Please use this identifier to cite or link to this item: http://hdl.handle.net/2122/15380
Authors: Gueugneau, Valentin* 
Charbonnier, S* 
Esposti Ongaro, Tomaso* 
de' Michieli Vitturi, Mattia* 
Peruzzetto, M* 
Mangeney, A* 
Bouchut, François* 
Patra, Abani* 
Kelfoun, K* 
Title: Synthetic benchmarking of concentrated pyroclastic current models
Journal: Bulletin of Volcanology 
Series/Report no.: /83 (2021)
Publisher: Springer
Issue Date: 2021
DOI: 10.1007/s00445-021-01491-y
Keywords: benchmarking
pyroclastic current
numerical modeling
Subject Classification04.08. Volcanology 
Abstract: Validation and benchmarking of pyroclastic current (PC) models is required to evaluate their performance and their reliability for hazard assessment. Here, we present results of a benchmarking initiative built to evaluate four models commonly used to assess concentrated PC hazard: SHALTOP, TITAN2D, VolcFlow, and IMEX_SfloW2D. The benchmark focuses on the simulation of channelized flows with similar source conditions over five different synthetic channel geometries: (1) a flat incline plane, (2) a channel with a sharp 45° bend, (3) a straight channel with a break-in-slope, (4) a straight channel with an obstacle, and (5) a straight channel with a constriction. Several outputs from 60 simulations using three different initial volume fluxes were investigated to evaluate the performance of the four models when simulating valley-confined PC kinematics, including overflows induced by topographic changes.
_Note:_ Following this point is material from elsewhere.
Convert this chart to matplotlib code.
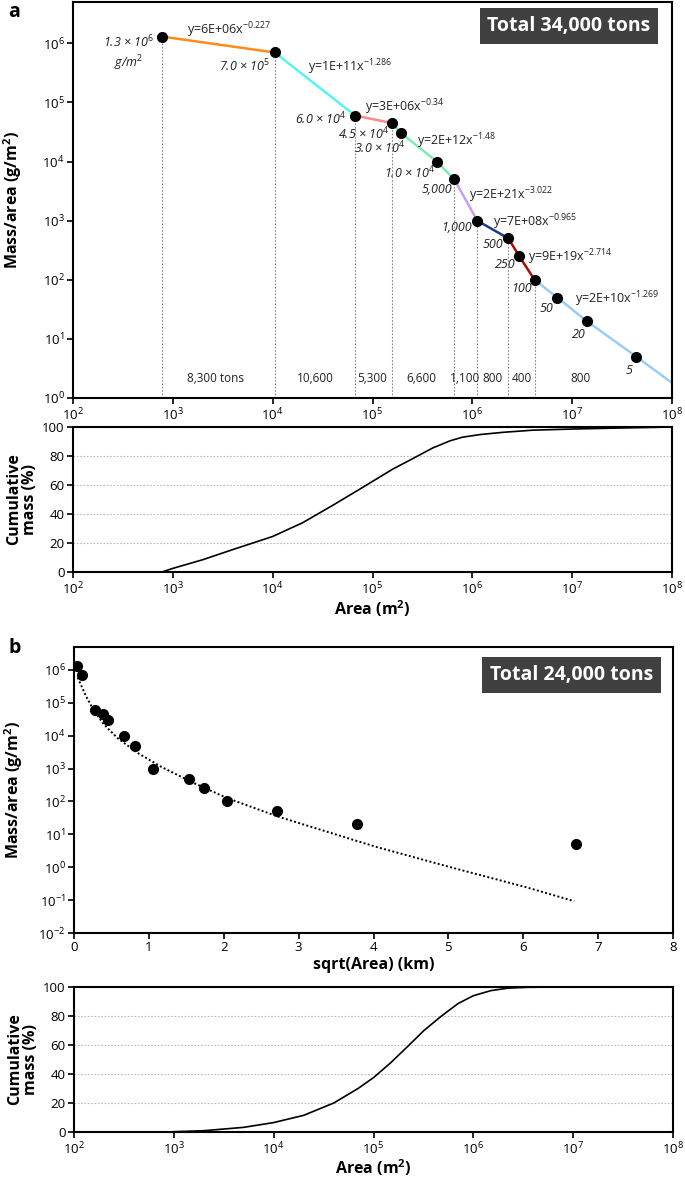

Quantification of the differences obtained between model outputs at t = 100 s allowed us to identify (1) issues with the Voellmy-Salm implementation of TITAN2D and (2) small discrepancies between the three other codes that are either due to various curvature and velocity formulations and/or numerical frameworks. Benchmark results were also in agreement with field observations of natural PCs: a sudden change in channel geometries combined with a high-volume flux is key to generate overflows. The synthetic benchmarks proved to be useful for evaluating model performance, needed for PC hazard assessment. The overarching goal is to provide an interpretation framework for volcanic mass flow hazard assessment studies to the geoscience community.